Problem requirements: Below is a block of records. Copy every line in it that contains the word "with".

Records to process:
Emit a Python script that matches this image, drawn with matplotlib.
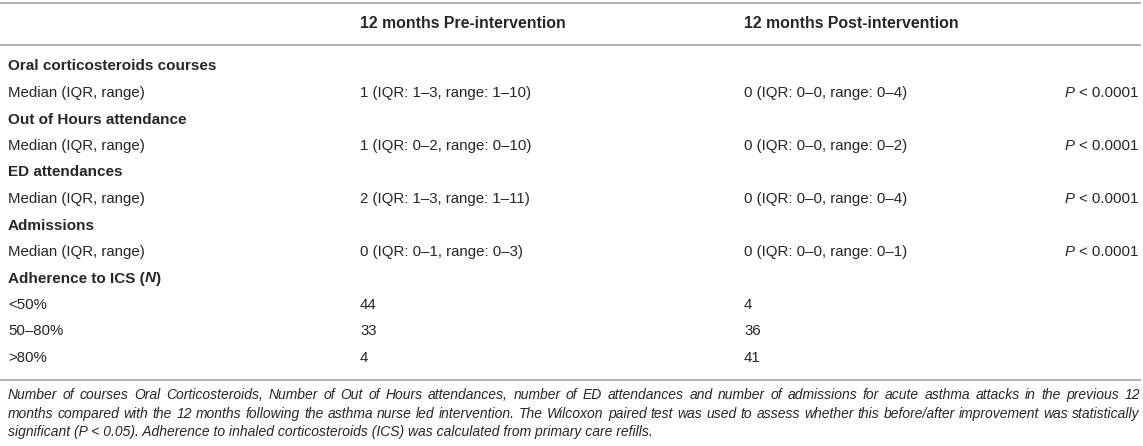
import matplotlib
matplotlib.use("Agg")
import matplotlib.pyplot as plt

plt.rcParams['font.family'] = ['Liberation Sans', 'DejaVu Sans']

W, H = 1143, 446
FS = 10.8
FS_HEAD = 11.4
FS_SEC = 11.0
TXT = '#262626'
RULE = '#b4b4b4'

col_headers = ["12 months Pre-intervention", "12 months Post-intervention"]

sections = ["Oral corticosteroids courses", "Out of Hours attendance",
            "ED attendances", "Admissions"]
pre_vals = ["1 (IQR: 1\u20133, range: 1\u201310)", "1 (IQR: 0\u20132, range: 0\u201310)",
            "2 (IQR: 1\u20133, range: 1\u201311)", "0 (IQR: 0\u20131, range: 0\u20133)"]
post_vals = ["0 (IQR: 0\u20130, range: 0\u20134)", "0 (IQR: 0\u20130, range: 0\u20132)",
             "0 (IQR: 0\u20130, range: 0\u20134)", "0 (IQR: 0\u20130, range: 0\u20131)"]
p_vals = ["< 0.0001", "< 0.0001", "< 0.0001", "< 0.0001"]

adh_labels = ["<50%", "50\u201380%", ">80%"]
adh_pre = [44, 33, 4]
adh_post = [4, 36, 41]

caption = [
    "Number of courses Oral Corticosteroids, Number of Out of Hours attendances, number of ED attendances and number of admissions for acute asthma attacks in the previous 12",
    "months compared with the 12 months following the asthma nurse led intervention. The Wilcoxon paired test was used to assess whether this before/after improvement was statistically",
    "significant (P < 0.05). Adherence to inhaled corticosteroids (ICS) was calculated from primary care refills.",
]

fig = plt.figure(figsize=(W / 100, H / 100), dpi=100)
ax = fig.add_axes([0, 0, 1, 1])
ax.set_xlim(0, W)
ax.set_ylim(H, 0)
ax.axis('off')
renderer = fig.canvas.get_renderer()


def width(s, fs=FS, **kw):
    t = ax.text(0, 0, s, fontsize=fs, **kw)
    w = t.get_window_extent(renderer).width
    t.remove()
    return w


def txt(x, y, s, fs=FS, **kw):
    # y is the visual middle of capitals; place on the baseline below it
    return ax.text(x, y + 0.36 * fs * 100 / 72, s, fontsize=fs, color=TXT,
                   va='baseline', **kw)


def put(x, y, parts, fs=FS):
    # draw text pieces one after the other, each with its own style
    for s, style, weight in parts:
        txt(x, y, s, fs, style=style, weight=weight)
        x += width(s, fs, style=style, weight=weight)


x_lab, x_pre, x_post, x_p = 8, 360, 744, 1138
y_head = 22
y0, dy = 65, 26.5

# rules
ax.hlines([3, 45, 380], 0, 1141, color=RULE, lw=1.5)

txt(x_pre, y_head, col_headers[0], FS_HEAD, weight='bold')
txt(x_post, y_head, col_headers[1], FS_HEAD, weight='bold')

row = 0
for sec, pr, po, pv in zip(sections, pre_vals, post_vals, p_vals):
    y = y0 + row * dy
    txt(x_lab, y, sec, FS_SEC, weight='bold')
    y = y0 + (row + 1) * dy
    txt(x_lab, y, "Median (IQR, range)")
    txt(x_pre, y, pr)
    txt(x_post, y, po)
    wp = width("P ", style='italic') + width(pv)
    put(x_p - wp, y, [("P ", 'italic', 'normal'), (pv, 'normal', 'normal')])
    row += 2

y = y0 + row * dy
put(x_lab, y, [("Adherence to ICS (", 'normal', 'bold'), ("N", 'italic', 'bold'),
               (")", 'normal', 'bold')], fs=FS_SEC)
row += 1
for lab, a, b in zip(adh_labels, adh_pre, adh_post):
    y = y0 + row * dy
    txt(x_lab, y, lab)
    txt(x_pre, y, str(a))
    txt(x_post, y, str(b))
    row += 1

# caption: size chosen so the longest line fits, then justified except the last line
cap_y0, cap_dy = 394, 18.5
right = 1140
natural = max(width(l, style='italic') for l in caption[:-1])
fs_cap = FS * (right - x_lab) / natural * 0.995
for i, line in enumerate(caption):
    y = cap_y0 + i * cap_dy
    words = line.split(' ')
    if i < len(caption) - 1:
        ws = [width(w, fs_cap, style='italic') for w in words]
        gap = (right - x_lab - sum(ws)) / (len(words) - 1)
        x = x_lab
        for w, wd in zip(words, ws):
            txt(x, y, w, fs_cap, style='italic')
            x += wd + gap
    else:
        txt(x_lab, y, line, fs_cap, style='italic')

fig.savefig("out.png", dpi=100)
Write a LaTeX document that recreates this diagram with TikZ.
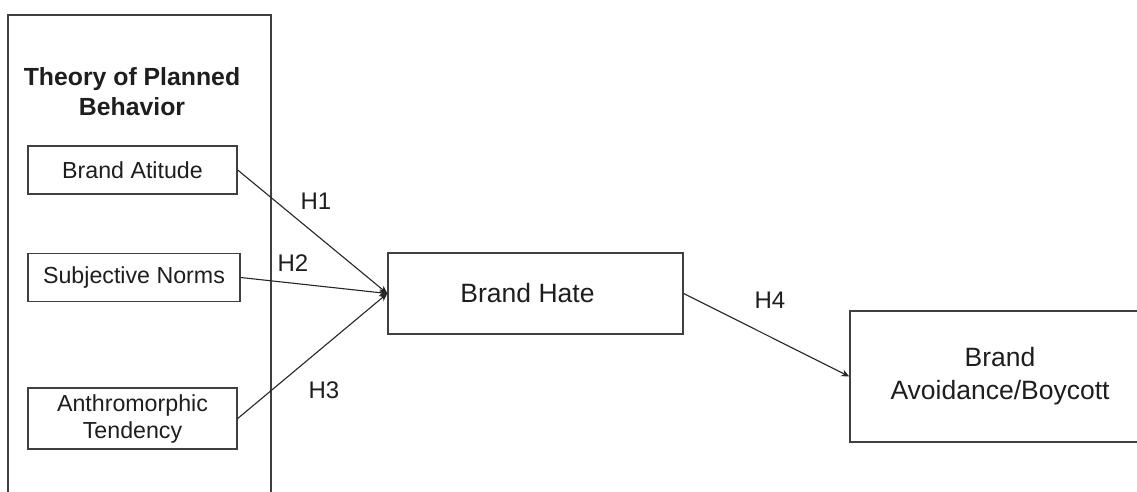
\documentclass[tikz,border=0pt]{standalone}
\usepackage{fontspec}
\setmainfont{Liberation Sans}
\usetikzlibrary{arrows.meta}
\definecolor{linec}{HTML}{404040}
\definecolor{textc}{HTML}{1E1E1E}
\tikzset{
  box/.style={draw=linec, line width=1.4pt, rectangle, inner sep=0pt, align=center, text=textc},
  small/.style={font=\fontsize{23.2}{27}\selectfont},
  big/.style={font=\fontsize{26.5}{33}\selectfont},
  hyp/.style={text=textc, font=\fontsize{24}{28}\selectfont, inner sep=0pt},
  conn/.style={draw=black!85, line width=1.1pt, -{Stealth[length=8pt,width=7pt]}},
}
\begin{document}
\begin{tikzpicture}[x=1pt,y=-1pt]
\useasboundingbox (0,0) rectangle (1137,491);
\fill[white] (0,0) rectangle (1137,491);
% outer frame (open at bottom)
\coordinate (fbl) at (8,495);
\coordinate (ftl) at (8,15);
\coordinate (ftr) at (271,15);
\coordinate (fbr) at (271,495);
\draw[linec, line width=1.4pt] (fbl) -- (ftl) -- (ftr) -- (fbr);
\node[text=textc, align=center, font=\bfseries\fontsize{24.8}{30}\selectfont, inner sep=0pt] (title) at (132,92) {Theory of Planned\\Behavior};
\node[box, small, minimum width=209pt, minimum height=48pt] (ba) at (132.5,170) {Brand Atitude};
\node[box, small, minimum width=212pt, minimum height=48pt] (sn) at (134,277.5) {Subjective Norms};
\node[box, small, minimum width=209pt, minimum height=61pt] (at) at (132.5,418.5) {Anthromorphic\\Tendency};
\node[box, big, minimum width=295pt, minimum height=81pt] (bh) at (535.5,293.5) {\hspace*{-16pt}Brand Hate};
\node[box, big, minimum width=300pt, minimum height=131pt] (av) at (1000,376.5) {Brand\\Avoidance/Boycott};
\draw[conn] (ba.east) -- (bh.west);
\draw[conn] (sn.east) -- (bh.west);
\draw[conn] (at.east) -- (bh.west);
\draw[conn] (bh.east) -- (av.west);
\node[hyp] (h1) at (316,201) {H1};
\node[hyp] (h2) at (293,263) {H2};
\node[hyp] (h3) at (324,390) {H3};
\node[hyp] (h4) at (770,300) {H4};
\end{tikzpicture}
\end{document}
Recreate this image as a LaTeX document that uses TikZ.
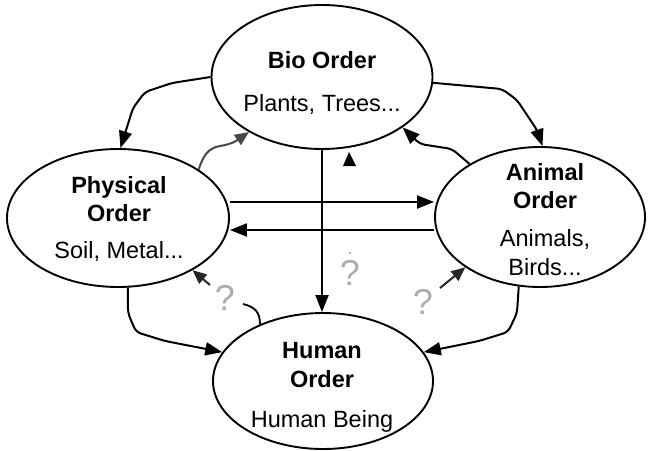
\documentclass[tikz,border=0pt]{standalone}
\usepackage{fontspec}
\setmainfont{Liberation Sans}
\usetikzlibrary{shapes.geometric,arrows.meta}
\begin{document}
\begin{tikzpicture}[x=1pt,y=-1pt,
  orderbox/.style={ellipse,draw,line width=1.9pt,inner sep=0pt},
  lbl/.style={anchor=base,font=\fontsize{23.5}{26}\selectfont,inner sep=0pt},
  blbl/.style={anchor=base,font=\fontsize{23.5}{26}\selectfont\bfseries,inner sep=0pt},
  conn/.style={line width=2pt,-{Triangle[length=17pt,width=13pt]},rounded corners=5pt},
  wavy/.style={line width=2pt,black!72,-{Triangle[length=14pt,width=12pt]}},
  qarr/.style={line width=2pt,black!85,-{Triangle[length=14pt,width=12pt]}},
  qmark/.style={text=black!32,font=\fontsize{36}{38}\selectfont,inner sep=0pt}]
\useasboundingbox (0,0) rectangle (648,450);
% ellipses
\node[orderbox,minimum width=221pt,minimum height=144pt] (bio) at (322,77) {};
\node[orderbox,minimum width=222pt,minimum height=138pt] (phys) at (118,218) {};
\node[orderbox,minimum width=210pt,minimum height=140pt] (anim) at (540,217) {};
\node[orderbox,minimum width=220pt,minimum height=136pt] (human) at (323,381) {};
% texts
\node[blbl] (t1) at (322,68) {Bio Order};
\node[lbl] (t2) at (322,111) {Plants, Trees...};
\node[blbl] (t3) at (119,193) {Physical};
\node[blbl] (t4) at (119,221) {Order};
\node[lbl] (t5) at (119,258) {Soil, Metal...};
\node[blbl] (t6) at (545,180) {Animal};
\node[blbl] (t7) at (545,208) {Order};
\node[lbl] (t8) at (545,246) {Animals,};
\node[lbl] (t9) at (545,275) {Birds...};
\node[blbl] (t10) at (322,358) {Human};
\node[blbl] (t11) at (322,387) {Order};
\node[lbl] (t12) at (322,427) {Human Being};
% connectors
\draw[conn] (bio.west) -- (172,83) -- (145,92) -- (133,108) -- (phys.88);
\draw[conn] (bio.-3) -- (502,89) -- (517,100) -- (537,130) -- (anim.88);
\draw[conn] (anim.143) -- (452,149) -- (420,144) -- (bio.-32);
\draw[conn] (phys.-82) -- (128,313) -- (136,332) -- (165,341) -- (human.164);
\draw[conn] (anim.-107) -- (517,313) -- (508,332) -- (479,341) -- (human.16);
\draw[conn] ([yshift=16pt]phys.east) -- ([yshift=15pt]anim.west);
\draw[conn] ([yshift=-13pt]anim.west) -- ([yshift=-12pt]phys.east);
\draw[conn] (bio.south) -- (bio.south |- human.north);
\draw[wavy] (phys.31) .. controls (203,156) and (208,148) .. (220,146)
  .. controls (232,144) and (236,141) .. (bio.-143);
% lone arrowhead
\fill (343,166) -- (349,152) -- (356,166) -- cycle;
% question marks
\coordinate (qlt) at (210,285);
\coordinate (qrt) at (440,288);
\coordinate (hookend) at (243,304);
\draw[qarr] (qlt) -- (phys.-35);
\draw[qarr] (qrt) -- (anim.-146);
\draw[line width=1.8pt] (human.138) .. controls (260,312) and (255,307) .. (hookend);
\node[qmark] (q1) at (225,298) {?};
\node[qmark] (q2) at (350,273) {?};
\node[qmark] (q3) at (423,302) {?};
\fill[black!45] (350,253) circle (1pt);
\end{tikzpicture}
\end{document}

Completed exercise:
Emit a Python script that matches this image, drawn with matplotlib.
    "months compared with the 12 months following the asthma nurse led intervention. The Wilcoxon paired test was used to assess whether this before/after improvement was statistically",
    # draw text pieces one after the other, each with its own style
Write a LaTeX document that recreates this diagram with TikZ.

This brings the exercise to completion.